Europe is already in recession, and growth in the US has certainly slowed from where it was late last year and early in 2012. The US is facing a number of structural problems that are keeping a lid on economic growth. Business confidence is weak, which has translated into anaemic levels of hiring and capital spending.
Modest earnings growth
The looming fiscal cliff and the associated political dysfunction make it difficult to believe that the nation’s debt problems will be solved and the country is still in the middle of a long-term deleveraging process.
It would be an over-reaction, however, to suggest that the US economy is also heading into a recession.
There are a number of important sources of strength within the US: the strong financial health of the corporate sector, a healing banking system, historically low levels of credit card delinquencies and signs of increased discretionary spending by consumers. Our view is that absent some sort of new catastrophic event, US growth should remain positive, if hardly stellar.

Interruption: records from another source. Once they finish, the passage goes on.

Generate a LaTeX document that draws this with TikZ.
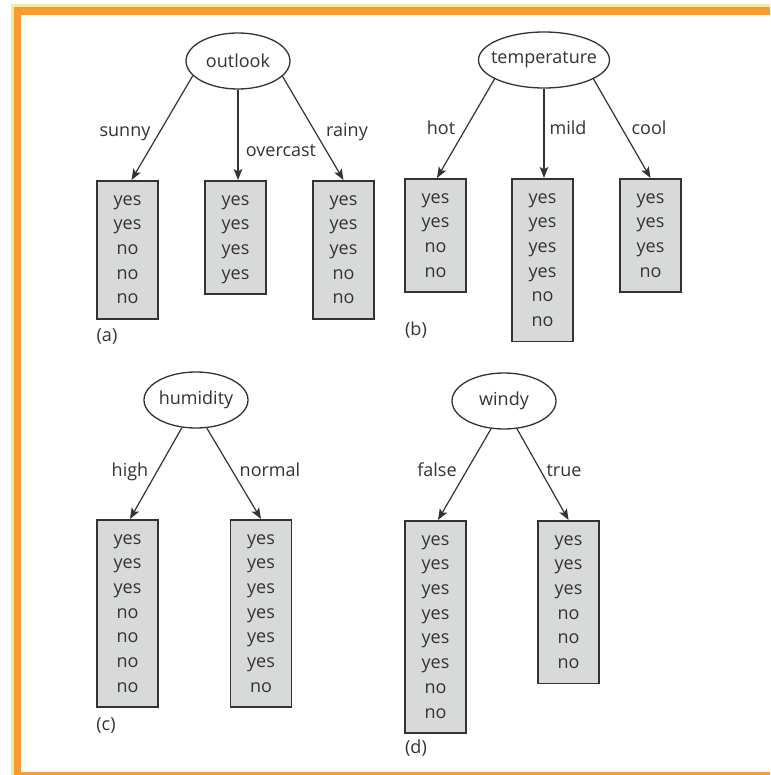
\documentclass[tikz,border=0pt]{standalone}
\usepackage{fontspec}
\setmainfont{Open Sans}
\usetikzlibrary{shapes.geometric,arrows.meta}
\definecolor{txt}{HTML}{333333}
\definecolor{leaffill}{HTML}{D8DAD9}
\definecolor{edgecol}{HTML}{333333}
\definecolor{frameorange}{HTML}{FA9A32}
\definecolor{frameyellow}{HTML}{F0EE9C}
\newcommand\toprowstrut{\rule{0pt}{14pt}}
\newcommand\botrowstrut{\rule[-4.5pt]{0pt}{4.5pt}}
\begin{document}
\begin{tikzpicture}[x=1pt,y=-1pt,
  font=\fontsize{18}{24.7}\selectfont, text=txt,
  attr/.style={ellipse, draw=edgecol, line width=1.3pt, inner sep=0pt, minimum height=56pt},
  leaf/.style={rectangle, draw=edgecol, fill=leaffill, line width=1.6pt,
    minimum width=61pt, inner xsep=2pt, inner ysep=10.35pt, align=center, anchor=north},
  lab/.style={anchor=base},
  arr/.style={-{Stealth[length=11pt,width=8.5pt,inset=2.5pt]}, line width=1.2pt, draw=edgecol}]
\useasboundingbox (0,0) rectangle (770,775);
\fill[white] (0,0) rectangle (770,775);
\fill[frameyellow] (11,4) rectangle (770,775);
\fill[frameorange] (14,7) rectangle (770,775);
\fill[white] (21,15) rectangle (770,772);

% (a)
\node[attr, minimum width=104pt] (outlook) at (238,61) {\makebox[0pt]{outlook}};
\node[leaf] (a1) at (127.5,180) {\toprowstrut yes\\yes\\no\\no\\no\botrowstrut};
\node[leaf] (a2) at (235.5,180) {\toprowstrut yes\\yes\\yes\\yes\botrowstrut};
\node[leaf] (a3) at (343.5,180) {\toprowstrut yes\\yes\\yes\\no\\no\botrowstrut};
\draw[arr] (outlook.198) -- ([xshift=4pt]a1.north);
\draw[arr] (outlook.south) -- ([xshift=2.5pt]a2.north);
\draw[arr] (outlook.341) -- (a3.north);
\node[lab] (lsunny) at (125,137) {sunny};
\node[lab] (lover) at (281,157) {overcast};
\node[lab] (lrainy) at (347,137) {rainy};
\node[lab] (ta) at (107,341) {(a)};

% (b)
\node[attr, minimum width=131pt] (temp) at (544,60) {\makebox[0pt]{temperature}};
\node[leaf] (b1) at (435.5,178) {\toprowstrut yes\\yes\\no\\no\botrowstrut};
\node[leaf] (b2) at (542.5,178) {\toprowstrut yes\\yes\\yes\\yes\\no\\no\botrowstrut};
\node[leaf] (b3) at (650.5,178) {\toprowstrut yes\\yes\\yes\\no\botrowstrut};
\draw[arr] (temp.201) -- ([xshift=1.5pt]b1.north);
\draw[arr] (temp.south) -- ([xshift=1.5pt]b2.north);
\draw[arr] (temp.339) -- (b3.north);
\node[lab] (lhot) at (441,135) {hot};
\node[lab] (lmild) at (568,135) {mild};
\node[lab] (lcool) at (649,135) {cool};
\node[lab] (tb) at (416,335) {(b)};

% (c)
\node[attr, minimum width=104pt] (hum) at (196,400) {\makebox[0pt]{humidity}};
\node[leaf] (c1) at (127.5,519) {\toprowstrut yes\\yes\\yes\\no\\no\\no\\no\botrowstrut};
\node[leaf] (c2) at (261,519) {\toprowstrut yes\\yes\\yes\\yes\\yes\\yes\\no\botrowstrut};
\draw[arr] (hum.243) -- ([xshift=2.5pt]c1.north);
\draw[arr] (hum.291) -- (c2.north);
\node[lab] (lhigh) at (130,476) {high};
\node[lab] (lnormal) at (270,476) {normal};
\node[lab] (tc) at (106,730) {(c)};

% (d)
\node[attr, minimum width=104pt] (windy) at (504,401) {\makebox[0pt]{windy}};
\node[leaf] (d1) at (435.5,520) {\toprowstrut yes\\yes\\yes\\yes\\yes\\yes\\no\\no\botrowstrut};
\node[leaf] (d2) at (568.5,520) {\toprowstrut yes\\yes\\yes\\no\\no\\no\botrowstrut};
\draw[arr] (windy.245) -- ([xshift=2.5pt]d1.north);
\draw[arr] (windy.295) -- (d2.north);
\node[lab] (lfalse) at (437,476) {false};
\node[lab] (ltrue) at (564,476) {true};
\node[lab] (td) at (416,753) {(d)};
\end{tikzpicture}
\end{document}
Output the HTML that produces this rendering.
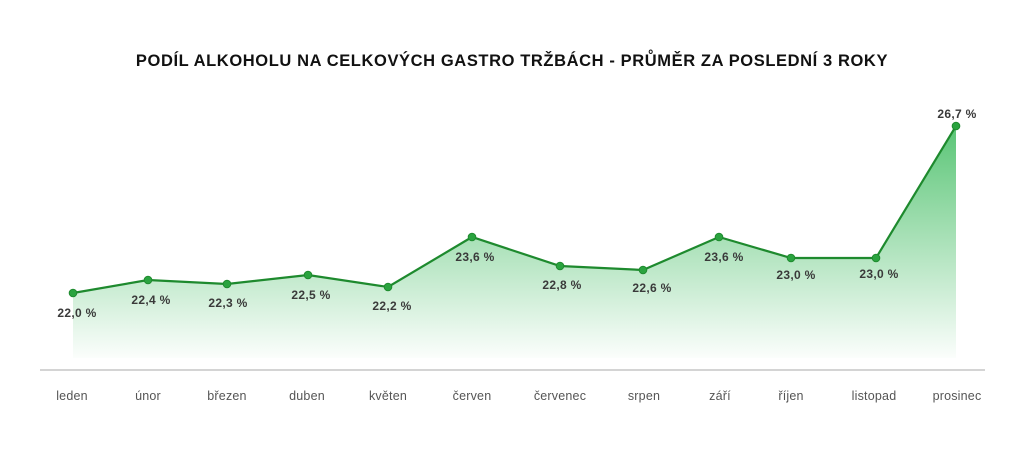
<!DOCTYPE html>
<html><head><meta charset="utf-8"><style>
body{margin:0;background:#fff;width:1024px;height:457px;overflow:hidden}
svg{display:block}
text{font-family:"Liberation Sans",sans-serif}
</style></head><body>
<svg width="1024" height="457" viewBox="0 0 1024 457">
<defs><linearGradient id="g" x1="0" y1="126" x2="0" y2="358" gradientUnits="userSpaceOnUse">
<stop offset="0" stop-color="#3dbb5e" stop-opacity="0.85"/>
<stop offset="1" stop-color="#3dbb5e" stop-opacity="0.02"/></linearGradient></defs>
<text x="512" y="66" text-anchor="middle" font-size="16.5" font-weight="bold" fill="#111" letter-spacing="0.6">PODÍL ALKOHOLU NA CELKOVÝCH GASTRO TRŽBÁCH - PRŮMĚR ZA POSLEDNÍ 3 ROKY</text>
<path d="M73,293 L148,280 L227,284 L308,275 L388,287 L472,237 L560,266 L643,270 L719,237 L791,258 L876,258 L956,126 L956,358 L73,358 Z" fill="url(#g)"/>
<polyline points="73,293 148,280 227,284 308,275 388,287 472,237 560,266 643,270 719,237 791,258 876,258 956,126" fill="none" stroke="#1e8a2e" stroke-width="2.2"/>
<g fill="#2aa33f" stroke="#1e8a2e" stroke-width="1">
<circle cx="73" cy="293" r="3.8"/><circle cx="148" cy="280" r="3.8"/><circle cx="227" cy="284" r="3.8"/><circle cx="308" cy="275" r="3.8"/><circle cx="388" cy="287" r="3.8"/><circle cx="472" cy="237" r="3.8"/><circle cx="560" cy="266" r="3.8"/><circle cx="643" cy="270" r="3.8"/><circle cx="719" cy="237" r="3.8"/><circle cx="791" cy="258" r="3.8"/><circle cx="876" cy="258" r="3.8"/><circle cx="956" cy="126" r="3.8"/>
</g>
<g font-size="12" font-weight="bold" fill="#3a3a3a" text-anchor="middle" letter-spacing="0.3">
<text x="77" y="317">22,0 %</text><text x="151" y="304">22,4 %</text><text x="228" y="307">22,3 %</text><text x="311" y="299">22,5 %</text><text x="392" y="310">22,2 %</text><text x="475" y="261">23,6 %</text><text x="562" y="289">22,8 %</text><text x="652" y="292">22,6 %</text><text x="724" y="261">23,6 %</text><text x="796" y="279">23,0 %</text><text x="879" y="278">23,0 %</text><text x="957" y="118">26,7 %</text>
</g>
<line x1="40" y1="370" x2="985" y2="370" stroke="#bbb" stroke-width="1.2"/>
<g font-size="12.5" fill="#555" text-anchor="middle" letter-spacing="0.2">
<text x="72" y="400">leden</text><text x="148" y="400">únor</text><text x="227" y="400">březen</text><text x="307" y="400">duben</text><text x="388" y="400">květen</text><text x="472" y="400">červen</text><text x="560" y="400">červenec</text><text x="644" y="400">srpen</text><text x="720" y="400">září</text><text x="791" y="400">říjen</text><text x="874" y="400">listopad</text><text x="957" y="400">prosinec</text>
</g>
</svg>
</body></html>
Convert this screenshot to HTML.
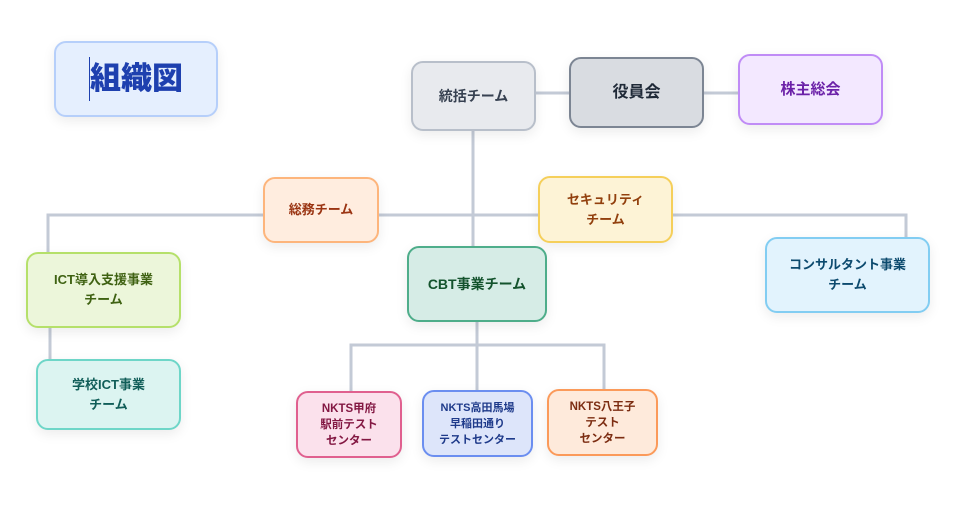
<!DOCTYPE html>
<html><head><meta charset="utf-8"><style>
body{margin:0;width:963px;height:512px;background:#fff;position:relative;overflow:hidden;font-family:"Liberation Sans","Noto Sans CJK JP",sans-serif;}
.n{position:absolute;box-sizing:border-box;border:2px solid;border-radius:12px;display:flex;align-items:center;justify-content:center;text-align:center;font-weight:bold;font-size:13px;line-height:20px;box-shadow:0 4px 12px rgba(0,0,0,0.08);}
.s{font-size:11.5px;line-height:16px;}
svg{position:absolute;left:0;top:0;}
</style></head><body>
<svg width="963" height="512"><g stroke="#c3cad6" stroke-width="3" fill="none">
<line x1="536" y1="93" x2="569" y2="93"/><line x1="704" y1="93" x2="738" y2="93"/>
<line x1="473" y1="131" x2="473" y2="246"/>
<polyline points="48,252 48,215 906,215 906,237"/>
<line x1="50" y1="328" x2="50" y2="359"/>
<line x1="477" y1="322" x2="477" y2="390"/>
<polyline points="351,391 351,345 604,345 604,389"/>
</g></svg>
<div class="n" style="left:54px;top:41px;width:164px;height:76px;background:#e5effe;border-color:#b6cffa;color:#1e40af;font-size:31px;font-weight:900;"><span style="border-left:1px solid #1e40af;line-height:44px;">組織図</span></div>
<div class="n" style="left:411px;top:61px;width:125px;height:70px;background:#e8eaee;border-color:#b8bfca;color:#374151;font-size:14px;">統括チーム</div>
<div class="n" style="left:569px;top:57px;width:135px;height:71px;background:#d9dce1;border-color:#7c8593;color:#1f2937;font-size:16px;">役員会</div>
<div class="n" style="left:738px;top:54px;width:145px;height:71px;background:#f3e8ff;border-color:#c08cf6;color:#6b21a8;font-size:15px;">株主総会</div>
<div class="n" style="left:263px;top:177px;width:116px;height:66px;background:#ffeddf;border-color:#fdb57c;color:#9a3412;">総務チーム</div>
<div class="n" style="left:538px;top:176px;width:135px;height:67px;background:#fdf3d6;border-color:#f5cf5a;color:#92400e;">セキュリティ<br>チーム</div>
<div class="n" style="left:26px;top:252px;width:155px;height:76px;background:#ecf6da;border-color:#b5e06a;color:#3f6212;">ICT導入支援事業<br>チーム</div>
<div class="n" style="left:36px;top:359px;width:145px;height:71px;background:#dcf4f1;border-color:#6ed6c8;color:#115e59;">学校ICT事業<br>チーム</div>
<div class="n" style="left:407px;top:246px;width:140px;height:76px;background:#d6ece6;border-color:#4ead8a;color:#14532d;font-size:14px;">CBT事業チーム</div>
<div class="n" style="left:765px;top:237px;width:165px;height:76px;background:#e2f3fd;border-color:#82cdf2;color:#0c4a6e;">コンサルタント事業<br>チーム</div>
<div class="n s" style="left:296px;top:391px;width:106px;height:67px;background:#fbe1ec;border-color:#e0608f;color:#831843;">NKTS甲府<br>駅前テスト<br>センター</div>
<div class="n s" style="left:422px;top:390px;width:111px;height:67px;background:#dde5fa;border-color:#6b8ef0;color:#1e3a8a;font-size:11px;">NKTS高田馬場<br>早稲田通り<br>テストセンター</div>
<div class="n s" style="left:547px;top:389px;width:111px;height:67px;background:#feeadb;border-color:#fb9a5a;color:#7c2d12;">NKTS八王子<br>テスト<br>センター</div>
</body></html>
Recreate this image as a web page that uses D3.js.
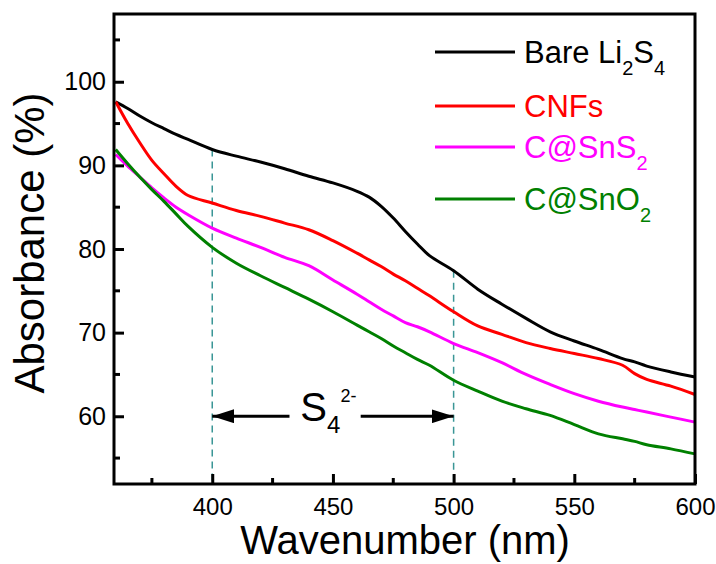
<!DOCTYPE html>
<html>
<head>
<meta charset="utf-8">
<script src="https://cdn.jsdelivr.net/npm/d3@7"></script>
<style>
  body { margin: 0; background: #fff; }
  text { font-family: "Liberation Sans", Arial, sans-serif; }
</style>
</head>
<body>
<div class="graph-center"></div>
<script>
// data
let wavelength = [360,365,370,375,380,385,390,400,410,420,430,440,450,460,465,470,475,480,485,490,500,510,520,530,540,550,560,570,575,580,590,600]
let bareLi2S4 = [97.6,96.8,95.9,95.1,94.4,93.7,93.1,91.9,91.1,90.4,89.6,88.7,87.9,86.9,86.2,85.1,83.7,82.1,80.6,79.2,77.4,75.2,73.4,71.7,70.1,69.0,68.0,66.9,66.5,66.0,65.3,64.7]
let cnfs = [97.6,95.0,92.7,90.6,89.0,87.5,86.4,85.5,84.6,83.9,83.1,82.3,81.0,79.5,78.7,77.9,77.0,76.2,75.3,74.4,72.5,70.8,69.8,68.8,68.1,67.5,66.9,66.1,65.1,64.4,63.6,62.6]
let cSnS2 = [91.3,89.9,88.6,87.3,86.1,85.0,84.1,82.5,81.3,80.2,79.0,78.0,76.3,74.6,73.7,72.8,72.0,71.2,70.7,70.1,68.7,67.6,66.4,65.0,63.8,62.7,61.8,61.1,60.8,60.5,59.9,59.3]
let cSnO2 = [91.9,90.2,88.6,87.1,85.7,84.2,82.7,80.2,78.3,76.8,75.4,74.0,72.5,70.9,70.1,69.3,68.4,67.6,66.8,66.1,64.3,63.0,61.8,60.9,60.1,59.0,57.9,57.3,57.0,56.6,56.1,55.5]

let xTicks = [400,450,500,550,600]
let xMinor = [375,425,475,525,575]
let yTicks = [60,70,80,90,100]
let yMinor = [55,65,75,85,95,105]

let series = [
  {name: 'Bare Li', sub: ['2', 'S', '4'], color: '#000000', values: bareLi2S4},
  {name: 'CNFs', sub: [], color: '#ff0000', values: cnfs},
  {name: 'C@SnS', sub: ['2'], color: '#ff00ff', values: cSnS2},
  {name: 'C@SnO', sub: ['2'], color: '#008000', values: cSnO2}
]
let markers = [400, 500]   // dashed guide lines
let arrowLevel = 60

let svgWidth = 716
let svgHeight = 564
let margin = {left: 114, right: 21, top: 14, bottom: 80}
let width = svgWidth - margin.left - margin.right
let height = svgHeight - margin.top - margin.bottom

let root = d3.select('.graph-center')
    .append('svg')
    .attr('width', svgWidth)
    .attr('height', svgHeight)

let svg = root.append('g')
    .attr('transform', `translate(${margin.left},${margin.top})`)

let xScale = d3.scaleLinear().domain([359.3, 600]).range([0, width])
let yScale = d3.scaleLinear().domain([51.9, 108.1]).range([height, 0])

// dashed guides
markers.forEach(m => {
  let i = wavelength.indexOf(m)
  svg.append('line')
    .attr('x1', xScale(m)).attr('x2', xScale(m))
    .attr('y1', yScale(bareLi2S4[i])).attr('y2', height)
    .attr('stroke', '#3a9696')
    .attr('stroke-width', 1.5)
    .attr('stroke-dasharray', '7,5')
})

// curves
let line = d3.line()
    .x((d, i) => xScale(wavelength[i]))
    .y(d => yScale(d))
    .curve(d3.curveCatmullRom)

svg.selectAll('.curve')
  .data(series)
  .join('path')
  .attr('class', 'curve')
  .attr('d', d => line(d.values))
  .attr('fill', 'none')
  .attr('stroke', d => d.color)
  .attr('stroke-width', 3)

// arrows
let defs = root.append('defs')
defs.append('marker')
    .attr('id', 'head')
    .attr('viewBox', '0 0 22 14')
    .attr('refX', 22).attr('refY', 7)
    .attr('markerWidth', 22).attr('markerHeight', 14)
    .attr('markerUnits', 'userSpaceOnUse')
    .attr('orient', 'auto')
  .append('path')
    .attr('d', 'M0,0 L22,7 L0,14 Z')
    .attr('fill', '#000')

svg.append('line')
    .attr('x1', xScale(432)).attr('x2', xScale(400))
    .attr('y1', yScale(arrowLevel)).attr('y2', yScale(arrowLevel))
    .attr('stroke', '#000').attr('stroke-width', 3)
    .attr('marker-end', 'url(#head)')
svg.append('line')
    .attr('x1', xScale(461.5)).attr('x2', xScale(500))
    .attr('y1', yScale(arrowLevel)).attr('y2', yScale(arrowLevel))
    .attr('stroke', '#000').attr('stroke-width', 3)
    .attr('marker-end', 'url(#head)')

let sLabel = svg.append('text')
    .attr('x', xScale(436.5))
    .attr('y', yScale(arrowLevel) + 5)
    .attr('font-size', 40)
sLabel.append('tspan').text('S')
sLabel.append('tspan').attr('font-size', 24).attr('dy', 12).text('4')
sLabel.append('tspan').attr('font-size', 18).attr('dx', 0).attr('dy', -31).text('2-')

// axes
let xAxis = d3.axisBottom(xScale).tickValues(xTicks).tickSize(-10).tickPadding(14)
let yAxis = d3.axisLeft(yScale).tickValues(yTicks).tickSize(-10).tickPadding(8)

let gx = svg.append('g').attr('transform', `translate(0,${height})`).call(xAxis)
let gy = svg.append('g').call(yAxis)

gx.selectAll('line').attr('stroke', '#000').attr('stroke-width', 3)
gy.selectAll('line').attr('stroke', '#000').attr('stroke-width', 3)
gx.selectAll('text').attr('font-size', 24).attr('font-family', '"Liberation Sans", Arial').attr('fill', '#000').attr('dy', '0.72em')
gy.selectAll('text').attr('font-size', 25).attr('font-family', '"Liberation Sans", Arial').attr('fill', '#000')
gx.select('.domain').remove()
gy.select('.domain').remove()

svg.selectAll('.minor-x')
  .data(xMinor).join('line')
  .attr('x1', d => xScale(d)).attr('x2', d => xScale(d))
  .attr('y1', height).attr('y2', height - 6)
  .attr('stroke', '#000').attr('stroke-width', 3)
svg.selectAll('.minor-y')
  .data(yMinor).join('line')
  .attr('y1', d => yScale(d)).attr('y2', d => yScale(d))
  .attr('x1', 0).attr('x2', 6)
  .attr('stroke', '#000').attr('stroke-width', 3)

// frame
svg.append('rect')
    .attr('width', width).attr('height', height)
    .attr('fill', 'none').attr('stroke', '#000').attr('stroke-width', 3)

// legend
let legend = svg.selectAll('.legend')
  .data(series).join('g')
  .attr('class', 'legend')
  .attr('transform', (d, i) => `translate(${435 - margin.left},${[52, 106, 147, 199][i] - margin.top})`)

legend.append('line')
  .attr('x1', 0).attr('x2', 80)
  .attr('stroke', d => d.color).attr('stroke-width', 3)

legend.append('text')
  .attr('x', 89).attr('y', 11)
  .attr('font-size', 31)
  .attr('fill', d => d.color)
  .each(function(d) {
    let t = d3.select(this)
    t.append('tspan').text(d.name)
    d.sub.forEach(s => {
      if (s === 'S') t.append('tspan').attr('font-size', 31).attr('dy', -12).text(s)
      else t.append('tspan').attr('font-size', 20).attr('dy', 12).text(s)
    })
  })

// axis titles
root.append('text')
    .attr('x', 405).attr('y', 554)
    .attr('text-anchor', 'middle')
    .attr('font-size', 40)
    .text('Wavenumber (nm)')

root.append('text')
    .attr('transform', 'translate(44,243) rotate(-90)')
    .attr('text-anchor', 'middle')
    .attr('font-size', 42)
    .text('Absorbance (%)')
</script>
</body>
</html>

We are currently in the middle of second-quarter earnings reporting season and results have been at least decent, with forward guidance being fairly tepid. Over the past several years, US companies have been diligently cutting expenses, hoarding cash and deleveraging their balance sheets. Given the uncertain global economic environment, we expect most companies will remain conservatively positioned and will remain focused on retaining strong balance sheets.
Companies are likely to continue returning cash to shareholders in the form of dividends, dividend increases and share buybacks, but below-trend levels of business reinvestment will likely provide a headwind for longer-term earnings growth.
Looking ahead, given that we believe the economic recovery will be sustained, we would expect to see corporate earnings continue to grow, but the pace will be sluggish.
Investors still awaiting policy reflation
Given all of the negatives that seem to be paramount in investors’ minds, it may be easy to forget that we are still in the midst of a bull market. From their lows last October, US stocks climbed an impressive 32% to their April 2012 highs. Stocks subsequently experienced an 11% correction into early June and have since bounced back by close to 7%. On a year-to-date basis, stocks are up close to 10%.
Our forecast is that stocks should continue to climb higher, but that we will see some continued back-and-forth in prices. There is still room for additional policy easing around the world given weak growth levels and low levels of inflation. Equities do generally benefit during times of policy reflation, but they do so in a volatile fashion given the associated backdrop of economic concerns.
At present, many investors are positioned defensively (if not bearishly) and the macro risks are already priced into the markets. Valuation levels for stocks would also appear to provide support. Our long-term view for equities is still a positive one, but we are not expecting to see a significant upside breakout unless and until more policy clarity emerges.